We selected one of the organizations, the Vacation Exchange Club in New York City, and filled out a subscription form. The form instructed subscribers to describe their homes, nearby points of interest, vacation periods, desired destinations, and restrictions (no children, pets, smokers, etc.). With the addition of a check for $18, we were now entitled to receive the Exchange Book and its supplement published two months later and listing hundreds of other interested parties at home and abroad. From that point on, it would be up to us to initiate contacts or acknowledge invitations.

No guarantees of any kind were provided. However, the club has surveyed past participants with impressive results. Of the approximately 1,000 people responding each year, 12-15 have minor complaints involving housekeeping standards, according to Ostroff. Only one or two have encountered serious disappointments, such as cancellations by one party after plans were under way. No cases of theft or vandalism, he says, have been reported.

When the books arrived, we pounced on them eagerly, only to be somewhat daunted by the abbreviated entries. For example, a banker in Anchorage, Alaska, was interested in exchanging his home, cryptically described in the club's code as: ro ae hs fo mt cf wz fi wa te bi ae pc ns mk hf fp bc bb

Translation: He had a large town house in a quiet neighborhood and would make a car available. In addition, the guests would have access to a second, resort home in a wooded, mountain area. There they could enjoy fishing, hiking, tennis, and the use of his bicycles. They could not, however, smoke and would have to care for his pets. The home had a modern kitchen, stereo, dryer, fireplace, deck and barbecue.

There were 217 untranslated pages in the first book alone with entries from every state and 42 countries.

As it turned out, our first exchange was a summer escape, but we're working on a winter one. We were contacted by a family from Santa Barbara, Calif., long before we ever got around to composing any letters of invitation. The man of the house planned to attend a professional convention in Washington and decided that it would be a good opportunity to introduce his family to the nation's capital. His tactic was to blitz the entire area by sending mimeographed letters to every entry from metropolitan D.C. Then he was free to choose the best offer.

The arrival of the California letter coincided with two things: a Northwest Airlines newspaper ad promoting night flights to California for $135 and a visit with California-born friends who couldn't tell us enough nice things about the Santa Barbara area. The offer was tempting.

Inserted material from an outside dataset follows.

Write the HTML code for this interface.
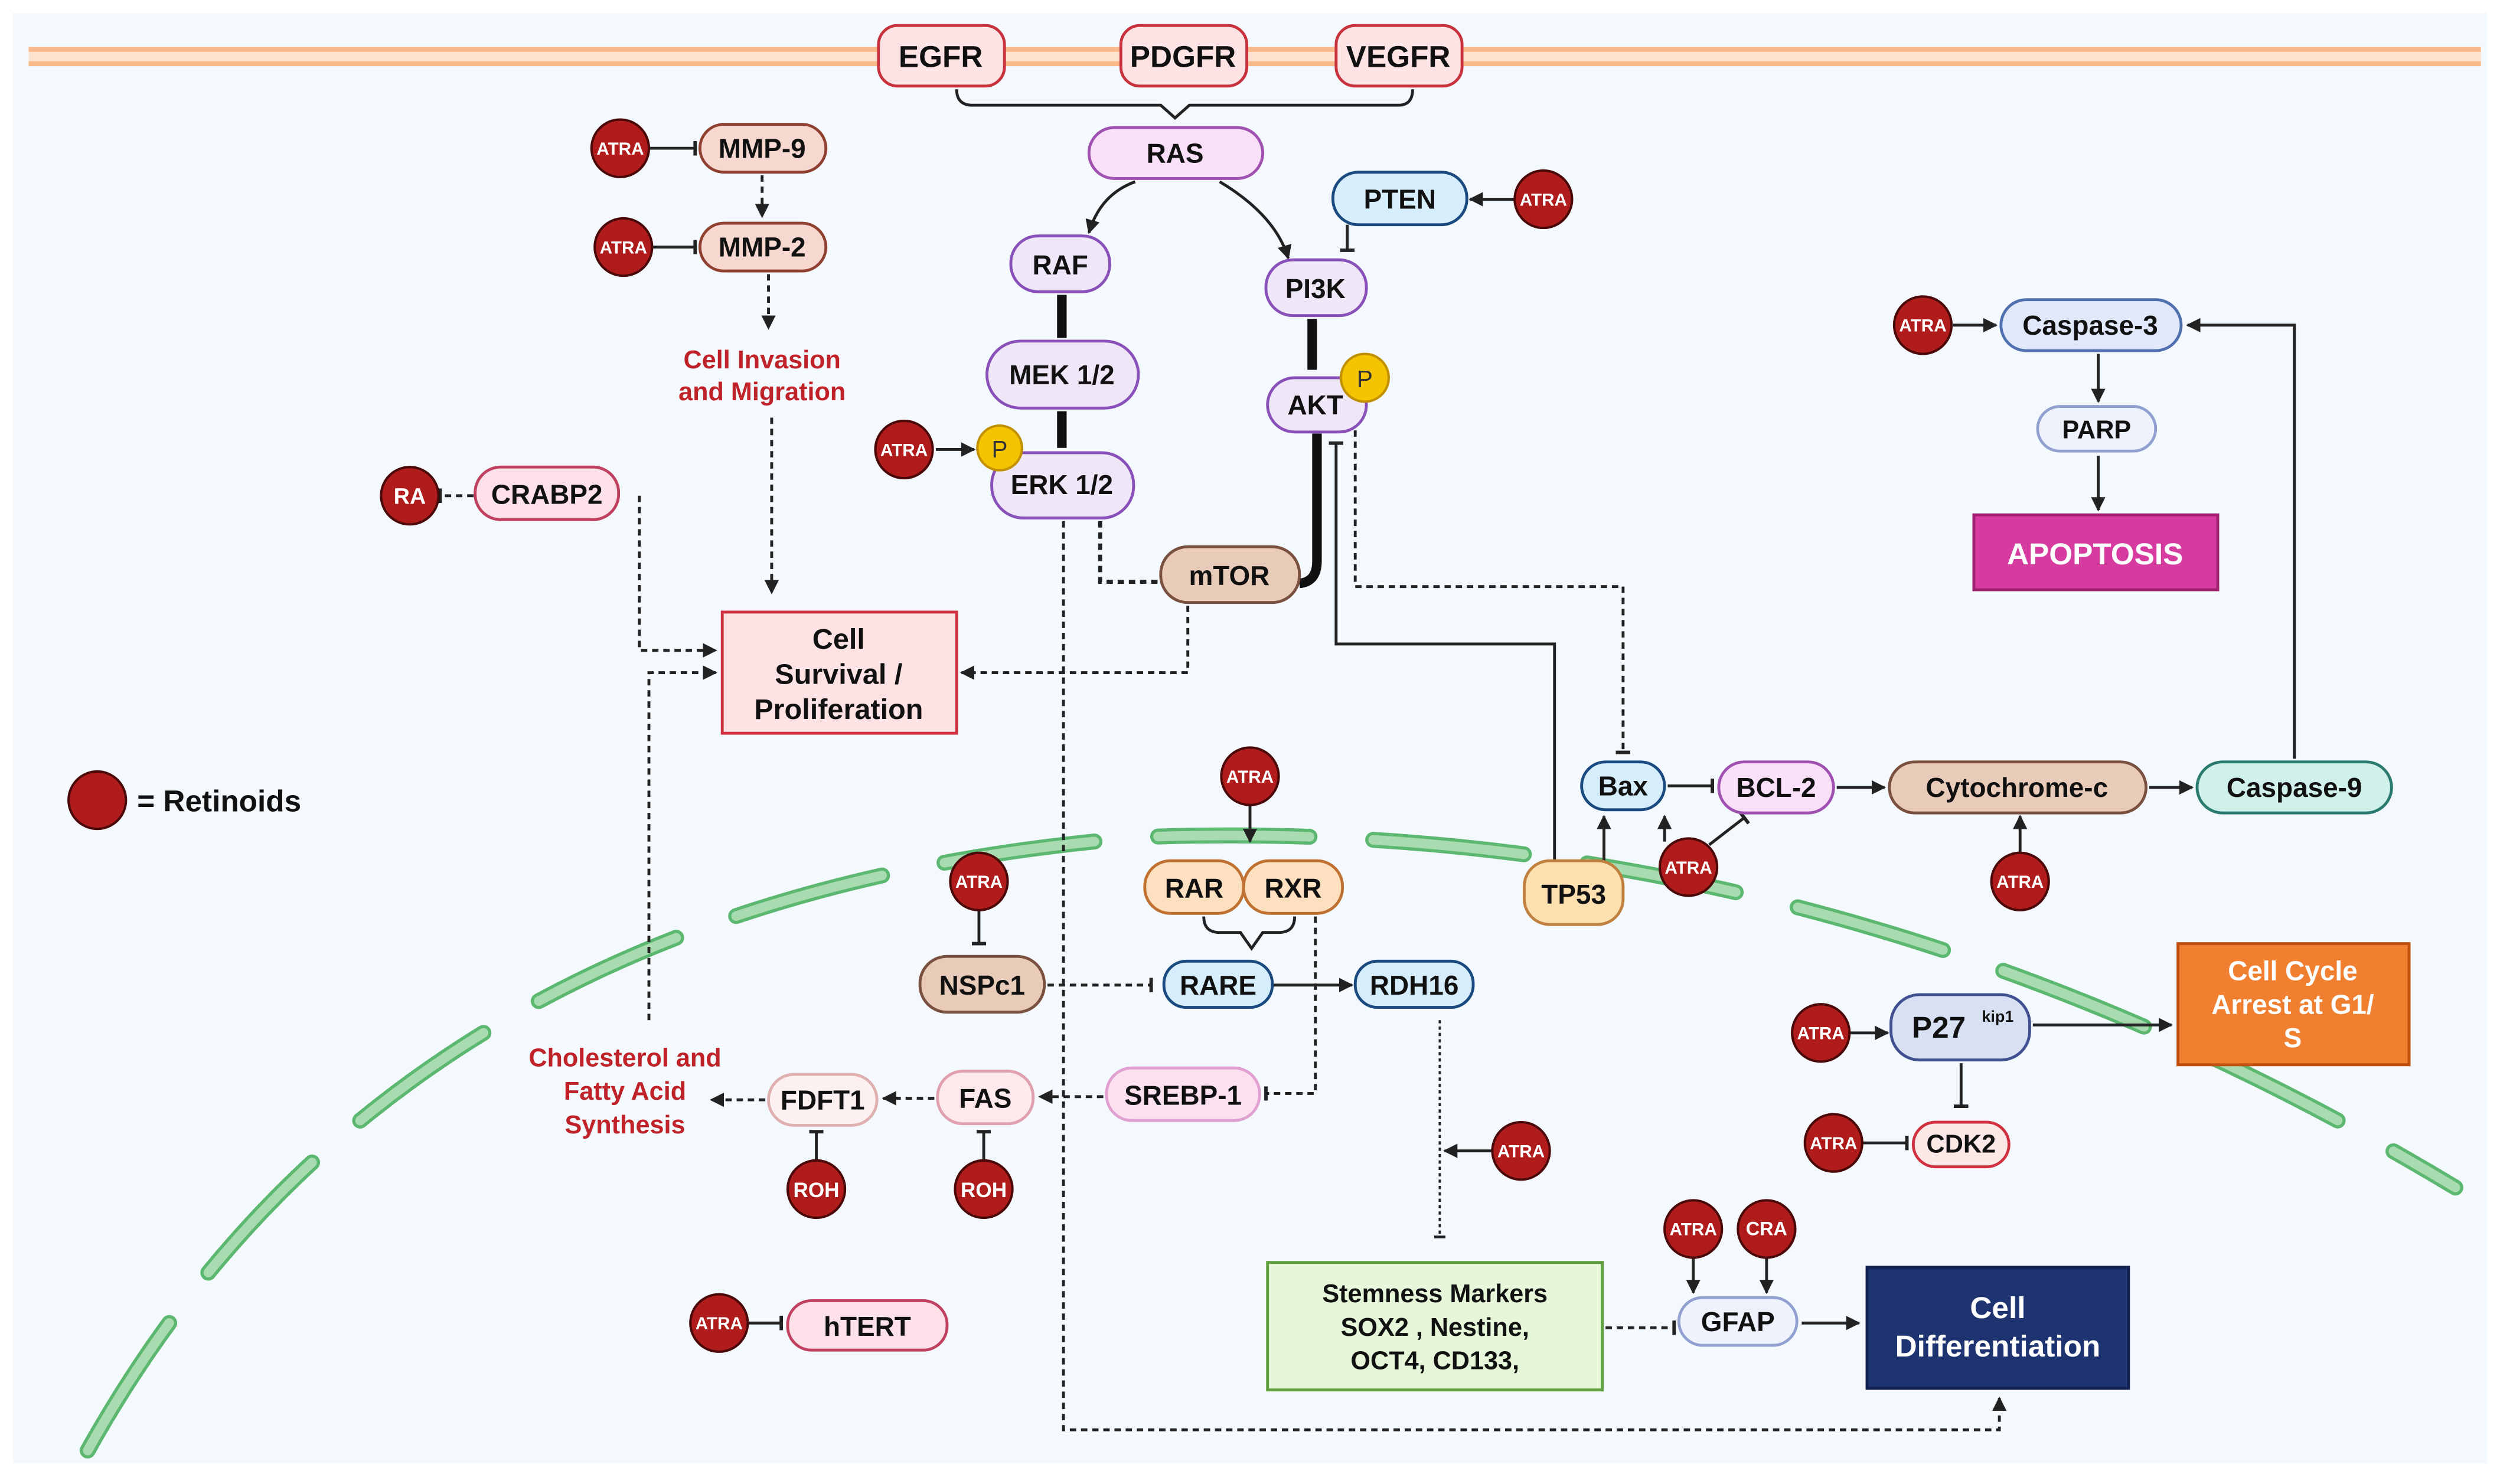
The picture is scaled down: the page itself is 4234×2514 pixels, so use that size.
<!DOCTYPE html>
<html><head><meta charset="utf-8"><style>
html,body{margin:0;padding:0;background:#fff}
svg{display:block}
text{font-family:"Liberation Sans",sans-serif;font-weight:bold}
</style></head><body>
<svg width="4234" height="2514" viewBox="0 0 1568 931" preserveAspectRatio="none" xmlns="http://www.w3.org/2000/svg">
<defs>
<marker id="a" viewBox="0 0 10 10" refX="9" refY="5" markerWidth="5" markerHeight="5" orient="auto"><path d="M0,0L10,5L0,10z" fill="#222"/></marker>
<marker id="b" viewBox="0 0 10 10" refX="5" refY="5" markerWidth="5" markerHeight="5" orient="auto"><path d="M5,-2V12" stroke="#222" stroke-width="2.4"/></marker>
</defs>
<rect x="0" y="0" width="1568" height="931" fill="#fff"/>
<rect x="8" y="8" width="1552" height="910" fill="#f3f9fc"/>
<!-- membrane -->
<rect x="18" y="31" width="1538" height="9" fill="#fde3cf"/>
<line x1="18" y1="31" x2="1556" y2="31" stroke="#f9b98a" stroke-width="3"/>
<line x1="18" y1="40" x2="1556" y2="40" stroke="#f9b98a" stroke-width="3"/>
<!-- nuclear membrane -->
<path d="M55 910 Q250 560 720 525 Q1150 510 1540 745" fill="none" stroke="#5cb870" stroke-width="10" stroke-dasharray="95 40" stroke-linecap="round"/>
<path d="M55 910 Q250 560 720 525 Q1150 510 1540 745" fill="none" stroke="#a8dcb0" stroke-width="6" stroke-dasharray="95 40" stroke-linecap="round"/>
<g stroke="#222" stroke-width="1.8" fill="none">
<!-- brace -->
<path d="M600 56 Q600 66 610 66 H728 L737 74 L746 66 H877 Q886 66 886 56"/>
<path d="M712 114 Q690 122 683 146" marker-end="url(#a)"/>
<path d="M765 114 Q800 135 808 162" marker-end="url(#a)"/>
<path d="M950 125 H922" marker-end="url(#a)"/>
<path d="M845 141 V157" marker-end="url(#b)"/>
<path d="M587 282 H611" marker-end="url(#a)"/>
<path d="M406 93 H436" marker-end="url(#b)"/>
<path d="M408 155 H436" marker-end="url(#b)"/>
<path d="M478 110 V136" stroke-dasharray="4 3" marker-end="url(#a)"/>
<path d="M482 172 V206" stroke-dasharray="4 3" marker-end="url(#a)"/>
<path d="M484 262 V372" stroke-dasharray="4 3" marker-end="url(#a)"/>
<path d="M297 311 H276" stroke-dasharray="4 3" marker-end="url(#b)"/>
<path d="M401 311 V408 H449" stroke-dasharray="4 3" marker-end="url(#a)"/>
<path d="M407 640 V422 H449" stroke-dasharray="4 3" marker-end="url(#a)"/>
<path d="M745 380 V422 H603" stroke-dasharray="4 3" marker-end="url(#a)"/>
<path d="M690 327 V365 H728" stroke-dasharray="4 3" stroke-width="2.5"/>
<path d="M667 327 V897 H1254 V877" stroke-dasharray="4 3" marker-end="url(#a)"/>
<path d="M975 540 V404 H838 V278" marker-end="url(#b)"/>
<path d="M850 270 V368 H1018 V472" stroke-dasharray="4 3" marker-end="url(#b)"/>
<path d="M1046 493 H1074" marker-end="url(#b)"/>
<path d="M1152 494 H1182" marker-end="url(#a)"/>
<path d="M1348 494 H1375" marker-end="url(#a)"/>
<path d="M1439 476 V204 H1372" marker-end="url(#a)"/>
<path d="M1225 204 H1252" marker-end="url(#a)"/>
<path d="M1316 222 V252" marker-end="url(#a)"/>
<path d="M1316 286 V320" marker-end="url(#a)"/>
<path d="M1006 540 V512" marker-end="url(#a)"/>
<path d="M1044 528 V512" marker-end="url(#a)"/>
<path d="M1072 530 L1094 513" marker-end="url(#b)"/>
<path d="M1267 535 V512" marker-end="url(#a)"/>
<path d="M784 505 V528" marker-end="url(#a)"/>
<path d="M755 575 Q755 585 765 585 H778 L785 595 L792 585 H802 Q812 585 812 575"/>
<path d="M798 618 H848" marker-end="url(#a)"/>
<path d="M614 571 V592" marker-end="url(#b)"/>
<path d="M657 618 H722" stroke-dasharray="4 3" marker-end="url(#b)"/>
<path d="M825 575 V686 H794" stroke-dasharray="4 3" marker-end="url(#b)"/>
<path d="M692 688 H652" stroke-dasharray="4 3" marker-end="url(#a)"/>
<path d="M586 689 H554" stroke-dasharray="4 3" marker-end="url(#a)"/>
<path d="M480 690 H446" stroke-dasharray="4 3" marker-end="url(#a)"/>
<path d="M512 728 V710" marker-end="url(#b)"/>
<path d="M617 728 V710" marker-end="url(#b)"/>
<path d="M903 640 V776" stroke-dasharray="2 2" stroke-width="1.4" marker-end="url(#b)"/>
<path d="M936 722 H906" marker-end="url(#a)"/>
<path d="M1007 833 H1050" stroke-dasharray="4 3" marker-end="url(#b)"/>
<path d="M1062 789 V811" marker-end="url(#a)"/>
<path d="M1108 789 V811" marker-end="url(#a)"/>
<path d="M1130 830 H1166" marker-end="url(#a)"/>
<path d="M469 830 H490" marker-end="url(#b)"/>
<path d="M1275 643 H1362" marker-end="url(#a)"/>
<path d="M1160 648 H1184" marker-end="url(#a)"/>
<path d="M1230 667 V694" marker-end="url(#b)"/>
<path d="M1168 717 H1196" marker-end="url(#b)"/>
</g>
<g stroke="#111" stroke-width="6">
<line x1="666" y1="185" x2="666" y2="212"/><line x1="666" y1="258" x2="666" y2="281"/>
<line x1="823" y1="200" x2="823" y2="232"/>
</g>
<path d="M826 272 V352 Q826 365 815 366" stroke="#111" stroke-width="6" fill="none"/>
<!-- nodes -->
<g stroke-width="1.8">
<rect x="551" y="16" width="79" height="38" rx="12" fill="#fde3e3" stroke="#c8323c"/>
<rect x="703" y="16" width="79" height="38" rx="12" fill="#fde3e3" stroke="#c8323c"/>
<rect x="838" y="16" width="79" height="38" rx="12" fill="#fde3e3" stroke="#c8323c"/>
<rect x="683" y="80" width="109" height="32" rx="16" fill="#f9e0f8" stroke="#a050b0"/>
<rect x="836" y="108" width="84" height="33" rx="16" fill="#d6eefc" stroke="#1a4a80"/>
<rect x="634" y="148" width="62" height="35" rx="17" fill="#efe6f8" stroke="#8850b8"/>
<rect x="794" y="163" width="63" height="35" rx="17" fill="#efe6f8" stroke="#8850b8"/>
<rect x="619" y="214" width="95" height="42" rx="21" fill="#efe6f8" stroke="#8850b8"/>
<rect x="622" y="284" width="89" height="41" rx="20" fill="#efe6f8" stroke="#8850b8"/>
<rect x="795" y="237" width="62" height="34" rx="17" fill="#efe6f8" stroke="#8850b8"/>
<rect x="728" y="343" width="87" height="35" rx="17" fill="#e8cbb8" stroke="#7a5040"/>
<rect x="439" y="78" width="79" height="30" rx="15" fill="#f7d8d0" stroke="#904030"/>
<rect x="439" y="140" width="79" height="30" rx="15" fill="#f7d8d0" stroke="#904030"/>
<rect x="298" y="293" width="90" height="33" rx="16" fill="#fde0e8" stroke="#c04060"/>
<rect x="453" y="384" width="147" height="76" fill="#fde3e3" stroke="#d03040"/>
<rect x="992" y="478" width="52" height="30" rx="15" fill="#d6eefc" stroke="#1a4a80"/>
<rect x="1078" y="478" width="72" height="32" rx="16" fill="#f9e0f8" stroke="#a050b0"/>
<rect x="1185" y="478" width="161" height="32" rx="16" fill="#e8cbb8" stroke="#7a5040"/>
<rect x="1378" y="478" width="122" height="32" rx="16" fill="#d0f0ea" stroke="#2a7a70"/>
<rect x="1255" y="188" width="113" height="32" rx="16" fill="#e0e8fa" stroke="#5070b0"/>
<rect x="1278" y="255" width="74" height="28" rx="14" fill="#eef2fc" stroke="#90a0d0"/>
<rect x="1238" y="323" width="153" height="47" fill="#d63ca0" stroke="#a02070"/>
<rect x="956" y="540" width="62" height="40" rx="16" fill="#fde0b0" stroke="#c08040"/>
<rect x="718" y="540" width="62" height="33" rx="16" fill="#fde0c0" stroke="#c07030"/>
<rect x="780" y="540" width="62" height="33" rx="16" fill="#fde0c0" stroke="#c07030"/>
<rect x="730" y="603" width="68" height="29" rx="14" fill="#d6eefc" stroke="#1a4a80"/>
<rect x="850" y="603" width="74" height="29" rx="14" fill="#d6eefc" stroke="#1a4a80"/>
<rect x="577" y="600" width="78" height="35" rx="17" fill="#e8cbb8" stroke="#7a5040"/>
<rect x="694" y="670" width="96" height="33" rx="16" fill="#fde0f0" stroke="#e0a0d0"/>
<rect x="588" y="672" width="60" height="33" rx="16" fill="#fde8ec" stroke="#e0a0b0"/>
<rect x="482" y="674" width="68" height="32" rx="16" fill="#fdf0f0" stroke="#e0b0b0"/>
<rect x="795" y="792" width="210" height="80" fill="#e6f6d8" stroke="#60a040"/>
<rect x="1053" y="814" width="74" height="30" rx="15" fill="#eef2fc" stroke="#90a0d0"/>
<rect x="1171" y="795" width="164" height="76" fill="#1e3470" stroke="#102050"/>
<rect x="494" y="816" width="100" height="31" rx="15" fill="#fde0e8" stroke="#c04060"/>
<rect x="1366" y="592" width="145" height="76" fill="#f08030" stroke="#c05010"/>
<rect x="1186" y="624" width="87" height="41" rx="18" fill="#d8e0f4" stroke="#405090"/>
<rect x="1200" y="704" width="60" height="28" rx="14" fill="#fde8e8" stroke="#d03040"/>
</g>
<!-- P circles -->
<g fill="#f5c400" stroke="#c09000" stroke-width="1.5"><circle cx="627" cy="281" r="14"/><circle cx="856" cy="237" r="15"/></g>
<g font-size="15" fill="#333" text-anchor="middle" style="font-weight:normal"><text x="627" y="287" style="font-weight:normal">P</text><text x="856" y="243" style="font-weight:normal">P</text></g>
<!-- retinoid circles -->
<g fill="#b01c1c" stroke="#4a0808" stroke-width="1.5">
<circle cx="389" cy="93" r="18"/><circle cx="391" cy="155" r="18"/><circle cx="257" cy="311" r="18"/>
<circle cx="567" cy="282" r="18"/><circle cx="968" cy="125" r="18"/><circle cx="1206" cy="204" r="18"/>
<circle cx="61" cy="502" r="18"/><circle cx="784" cy="487" r="18"/><circle cx="614" cy="553" r="18"/>
<circle cx="1059" cy="544" r="18"/><circle cx="1267" cy="553" r="18"/><circle cx="1142" cy="648" r="18"/>
<circle cx="1150" cy="717" r="18"/><circle cx="954" cy="722" r="18"/><circle cx="1062" cy="771" r="18"/>
<circle cx="1108" cy="771" r="18"/><circle cx="451" cy="830" r="18"/><circle cx="512" cy="746" r="18"/><circle cx="617" cy="746" r="18"/>
</g>
<g font-size="11" fill="#fff" text-anchor="middle">
<text x="389" y="97">ATRA</text><text x="391" y="159">ATRA</text><text x="257" y="316" font-size="14">RA</text>
<text x="567" y="286">ATRA</text><text x="968" y="129">ATRA</text><text x="1206" y="208">ATRA</text>
<text x="784" y="491">ATRA</text><text x="614" y="557">ATRA</text><text x="1059" y="548">ATRA</text>
<text x="1267" y="557">ATRA</text><text x="1142" y="652">ATRA</text><text x="1150" y="721">ATRA</text>
<text x="954" y="726">ATRA</text><text x="1062" y="775">ATRA</text><text x="1108" y="775" font-size="12">CRA</text>
<text x="451" y="834">ATRA</text><text x="512" y="751" font-size="13">ROH</text><text x="617" y="751" font-size="13">ROH</text>
</g>
<!-- labels -->
<g font-size="17" fill="#111" text-anchor="middle">
<text x="590" y="42" font-size="19">EGFR</text><text x="742" y="42" font-size="19">PDGFR</text><text x="877" y="42" font-size="19">VEGFR</text>
<text x="737" y="102">RAS</text><text x="878" y="131">PTEN</text><text x="665" y="172">RAF</text><text x="825" y="187">PI3K</text>
<text x="666" y="241">MEK 1/2</text><text x="666" y="310">ERK 1/2</text><text x="825" y="260">AKT</text>
<text x="771" y="367">mTOR</text><text x="478" y="99">MMP-9</text><text x="478" y="161">MMP-2</text><text x="343" y="316">CRABP2</text>
<text x="526" y="407" font-size="18">Cell</text><text x="526" y="429" font-size="18">Survival /</text><text x="526" y="451" font-size="18">Proliferation</text>
<text x="1018" y="499">Bax</text><text x="1114" y="500">BCL-2</text><text x="1265" y="500">Cytochrome-c</text><text x="1439" y="500">Caspase-9</text>
<text x="1311" y="210">Caspase-3</text><text x="1315" y="275" font-size="16">PARP</text>
<text x="1314" y="354" font-size="19" fill="#fff">APOPTOSIS</text>
<text x="987" y="567">TP53</text><text x="749" y="563">RAR</text><text x="811" y="563">RXR</text>
<text x="764" y="624">RARE</text><text x="887" y="624">RDH16</text><text x="616" y="624">NSPc1</text>
<text x="742" y="693">SREBP-1</text><text x="618" y="695">FAS</text><text x="516" y="696">FDFT1</text>
<text x="900" y="817" font-size="16">Stemness Markers</text><text x="900" y="838" font-size="16">SOX2 , Nestine,</text><text x="900" y="859" font-size="16">OCT4, CD133,</text>
<text x="1090" y="835">GFAP</text>
<text x="1253" y="827" font-size="19" fill="#fff">Cell</text><text x="1253" y="851" font-size="19" fill="#fff">Differentiation</text>
<text x="544" y="838">hTERT</text>
<text x="1438" y="615" fill="#fff">Cell Cycle</text><text x="1438" y="636" fill="#fff">Arrest at G1/</text><text x="1438" y="657" fill="#fff">S</text>
<text x="1216" y="651" font-size="19">P27</text><text x="1253" y="641" font-size="10">kip1</text>
<text x="1230" y="723" font-size="16">CDK2</text>
</g>
<g font-size="16" fill="#c0222a" text-anchor="middle">
<text x="478" y="231">Cell Invasion</text><text x="478" y="251">and Migration</text>
<text x="392" y="669">Cholesterol and</text><text x="392" y="690">Fatty Acid</text><text x="392" y="711">Synthesis</text>
</g>
<text x="86" y="509" font-size="19" fill="#111">= Retinoids</text>
</svg>
</body></html>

After exchanging letters and phone calls with the family (I will call them the Beckers), worries about our distinctly unchildproofed home were put aside. The Beckers began to seem like old friends and the visit was arranged between us. It wasn't to be a simultaneous exchange because of timing problems. We decided that they would have the use of our house for a week in June during the convention while we stayed with nearby relatives. We would visit California in August after my comprehensive exams, when the Beckers would be spending some time in the Midwest.

One unforeseen advantage of the exchange: motivation for a belated spring cleaning. About a week before the arrival of our guests, I realized that this family would be actually living in our house. Windows were washed, floors scrubbed and papers filed.

We agreed with the Beckers to prepare tour packets for each other. Quick phone calls to the Washington, D.C. Convention and Visitors' Association and the Maryland Office of Tourist Development resulted in a wide assortment of free but excellent maps, dining guides, transit information and lists of attractions. A trip to the attic yielded some favorite books from pre-teen days, which we left beside beds in the children's rooms.

Finally, a few groceries (milk, bread, cereal, eggs and orange juice) bought ahead of time meant that the Beckers could sleep in and enjoy a leisurely first morning after their late flight the night before.

Everything went smoothly during the Beckers' visit, with the exception of some unforeseen problems with our car. Fortunately, another car was available to lend. Such complications, however, could present one of the real drawbacks to exchanges of this kind.

I will admit to some misgivings at the end of the week when Mr. Becker began to apologize profusely for a set of initials his young son had carved while trying out a new pocket knife. Visions of a mutilated Queen Anne secretary, a favorite piece of furniture from our first year of marriage, flashed into my mind. To my relief, the initials turned out to be engraved almost imperceptibly on the bark of a tree in the back yard.

When we moved back into our town house, linens had been washed and beds remade. The dishwasher was empty, and the house looked just as it does on any other day.

Finally it was our turn. After a pleasant flight, we easily found the Becker car by following the airport parking map they had sent us. Arriving at their comfortable house was like coming home after a trip. The neighborhood was dark and quiet. Two cups of cocoa later, we were ready to call it a night.

Morning brought delightful surprises of all kinds. The Santa Ynez mountains rose dramatically on one side of the town, the blue Pacific sparkled on the other. We picked oranges from the back yard to squeeze for breakfast and reveled in the clear, dry air.

We were so pleased with our location that we spent most of the week in the immediate vicinity, instead of taking a typical wide-ranging tour. We lay on the beach, hiked in the chaparral, toured the lovely old mission and drove over the San Marcos Pass to the nearby Danish town of Solvang with its Old World architecture and shops. After a long day of sightseeing, one of us would take charge of the grill while the other enjoyed a soak in the (you guessed it) hot tub.

Throughout the week, the streets of Santa Barbara were filled with music and dancing as a popular local fiesta went into full swing. Small children in colorful Spanish and Indian dress threaded their way through the genial throngs at the historical parade.

When this carefree week was over, we left reluctantly but refreshed and renewed. And we were enthusiastic about our chance to enjoy a low-cost change of scene on the other side of the continent.